I have a structure
{
id: "123",
scans:[{
"scanid":"123",
"status":"sleep"
}]
},
{
id: "123",
scans:[{
"scanid":"123",
"status":"sleep"
}]
}
Query to remove duplicate:
SELECT *
FROM (
SELECT
*,
ROW_NUMBER()
OVER (PARTITION BY id)
row_number,
FROM table1
)
WHERE row_number = 1
I specified destination table as table1.
Here I have made scans as repeated records, scanid as string and status as string. But when I do some query (I am making a query to remove duplicate) and overwrite the existing table, the table schema is changed. It becomes scans_scanid(string)
and scans_status(string)
. Scans record schema is changed now. Please suggest where am I going wrong?
It is known that NEST() is not compatible with UnFlatten Results Output and mostly is used for intermediate result in subquery.
Try below workaround
Note, I use INTEGER for id and scanid. If they should be STRING you need to
a. make change in output schema section
as well as
b. remove use of parseInt() function in t = {scanid:parseInt(x[0]), status:x[1]}
SELECT id, scans.scanid, scans.status
FROM JS(
( // input table
SELECT id, NEST(CONCAT(STRING(scanid), ',', STRING(status))) AS scans
FROM (
SELECT id, scans.scanid, scans.status
FROM (
SELECT id, scans.scanid, scans.status,
ROW_NUMBER() OVER (PARTITION BY id) AS dup
FROM table1
) WHERE dup = 1
) GROUP BY id
),
id, scans, // input columns
"[{'name': 'id', 'type': 'INTEGER'}, // output schema
{'name': 'scans', 'type': 'RECORD',
'mode': 'REPEATED',
'fields': [
{'name': 'scanid', 'type': 'INTEGER'},
{'name': 'status', 'type': 'STRING'}
]
}
]",
"function(row, emit){ // function
var c = [];
for (var i = 0; i < row.scans.length; i++) {
x = row.scans[i].toString().split(',');
t = {scanid:parseInt(x[0]), status:x[1]}
c.push(t);
};
emit({id: row.id, scans: c});
}"
)
Here I use BigQuery User-Defined Functions. They are extremely powerful yet still have some Limits and Limitations to be aware of. Also have in mind - they are quite a candidates for being qualified as expensive High-Compute queries
Complex queries can consume extraordinarily large computing resources
relative to the number of bytes processed. Typically, such queries
contain a very large number of JOIN or CROSS JOIN clauses or complex
User-defined Functions.
1) If you run the query on the web UI, the result is automatically flattened, so that's why you see the schema is changed.
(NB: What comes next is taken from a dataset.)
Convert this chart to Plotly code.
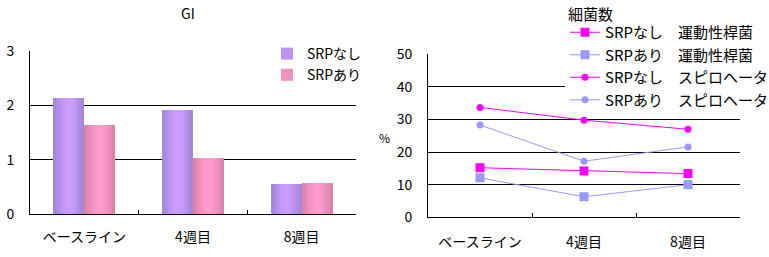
import plotly.graph_objects as go

# ---------------- data ----------------
categories = ["ベースライン", "4週目", "8週目"]
gi_srp_nashi = [2.14, 1.92, 0.55]
gi_srp_ari = [1.64, 1.03, 0.57]
gi_ticks = [0, 1, 2, 3]

motile_nashi = [15.2, 14.2, 13.4]
motile_ari = [12.1, 6.3, 10.0]
spiro_nashi = [33.7, 29.8, 27.0]
spiro_ari = [28.3, 17.2, 21.6]
pct_ticks = [0, 10, 20, 30, 40, 50]

left_names = ["SRPなし", "SRPあり"]
right_names = ["SRPなし　運動性桿菌", "SRPあり　運動性桿菌",
               "SRPなし　スピロヘータ", "SRPあり　スピロヘータ"]

# ---------------- styles ----------------
W, H = 769, 257
FONT = "Noto Sans CJK JP, Noto Sans, sans-serif"
BAR_W = 0.285
purple_layers = ["#A686D6", "#B08DE4", "#BB94F1", "#C599FB", "#CC9CFF"]
pink_layers = ["#DA84AA", "#E68BB6", "#F191C1", "#FA97C9", "#FF9ACC"]
fracs = [1.0, 0.8, 0.6, 0.4, 0.2]

fig = go.Figure()


def add_grad_bars(vals, colors, center, name):
    for i, (f, c) in enumerate(zip(fracs, colors)):
        w = BAR_W * f
        fig.add_trace(go.Bar(
            x=categories, y=vals, width=[w] * len(vals),
            offset=[center - w / 2] * len(vals),
            marker=dict(color=c, line=dict(width=0)),
            name=name, showlegend=(i == 2), legendgroup=name,
            legend="legend", xaxis="x", yaxis="y", hoverinfo="skip"))


add_grad_bars(gi_srp_nashi, purple_layers, -BAR_W / 2, left_names[0])
add_grad_bars(gi_srp_ari, pink_layers, BAR_W / 2, left_names[1])

MAG = "#FF00FF"
PERI = "#9999FF"
line_series = [
    (motile_nashi, MAG, "square", 9),
    (motile_ari, PERI, "square", 9),
    (spiro_nashi, MAG, "circle", 7),
    (spiro_ari, PERI, "circle", 7),
]
for (vals, col, sym, sz), nm in zip(line_series, right_names):
    fig.add_trace(go.Scatter(
        x=categories, y=vals, mode="lines+markers", name=nm,
        line=dict(color=col, width=1),
        marker=dict(color=col, symbol=sym, size=sz, line=dict(width=0)),
        legend="legend2", xaxis="x2", yaxis="y2"))

axis_common = dict(showline=True, linecolor="black", linewidth=1, mirror=False,
                   automargin=False,
                   tickfont=dict(family=FONT, size=14, color="black"))

fig.update_layout(
    width=W, height=H, margin=dict(l=0, r=0, t=0, b=0, autoexpand=False),
    paper_bgcolor="white", plot_bgcolor="white",
    barmode="overlay", bargap=0,
    font=dict(family=FONT, size=14, color="black"),
    xaxis=dict(domain=[30 / W, 356 / W], anchor="y", type="category",
               range=[-0.5, 2.5], ticks="inside", tickson="boundaries",
               ticklen=4, tickcolor="black", showgrid=False,
               ticklabelstandoff=10, **axis_common),
    yaxis=dict(domain=[1 - 214 / H, 1 - 51.3 / H], anchor="x", range=[0, 3],
               tickvals=gi_ticks, showgrid=True, gridcolor="black",
               gridwidth=1, zeroline=False, ticks="",
               ticklabelstandoff=12, **axis_common),
    xaxis2=dict(domain=[428 / W, 740 / W], anchor="y2", type="category",
                range=[-0.5, 2.5], ticks="inside", tickson="boundaries",
                ticklen=4, tickcolor="black", showgrid=False,
                ticklabelstandoff=12, **axis_common),
    yaxis2=dict(domain=[1 - 217.3 / H, 1 - 54.3 / H], anchor="x2",
                range=[0, 50], tickvals=pct_ticks, showgrid=True,
                gridcolor="black", gridwidth=1, zeroline=False, ticks="",
                ticklabelstandoff=12, **axis_common),
    legend=dict(x=267 / W, y=1 - 38 / H, xanchor="left", yanchor="top",
                bgcolor="white", borderwidth=0,
                font=dict(family=FONT, size=14, color="black"),
                tracegroupgap=0, itemclick=False),
    legend2=dict(x=565 / W, y=1 - 16 / H, xanchor="left", yanchor="top",
                 bgcolor="white", borderwidth=0,
                 font=dict(family=FONT, size=15, color="black"),
                 itemclick=False),
    annotations=[
        dict(text="GI", x=188 / W, y=1 - 13 / H, xref="paper", yref="paper",
             xanchor="center", yanchor="middle", showarrow=False,
             font=dict(family=FONT, size=14, color="black")),
        dict(text="細菌数", x=590 / W, y=1 - 13 / H, xref="paper",
             yref="paper", xanchor="center", yanchor="middle",
             showarrow=False,
             font=dict(family=FONT, size=15, color="black")),
        dict(text="%", x=384 / W, y=1 - 137 / H, xref="paper", yref="paper",
             xanchor="center", yanchor="middle", showarrow=False,
             font=dict(family=FONT, size=12, color="black")),
    ],
)

fig.write_html("out.html")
You need to run your query and write to a destination table, you have options on the web UI also to do this.
2) If you don't run your query on the web UI but still see schema changed, you should make explicit selects so the schema is retained for you eg:
select 'foo' as scans.scanid
This creates for you a record like output, but it won't be a repeated record for that please read further.
3) For some use cases you may need to use the NEST(expr)
function which
Aggregates all values in the current aggregation scope into a repeated
field. For example, the query "SELECT x, NEST(y) FROM ... GROUP BY x"
returns one output record for each distinct x value, and contains a
repeated field for all y values paired with x in the query input. The
NEST function requires a GROUP BY clause.
BigQuery automatically flattens query results, so if you use the NEST
function on the top level query, the results won't contain repeated
fields. Use the NEST function when using a subselect that produces
intermediate results for immediate use by the same query.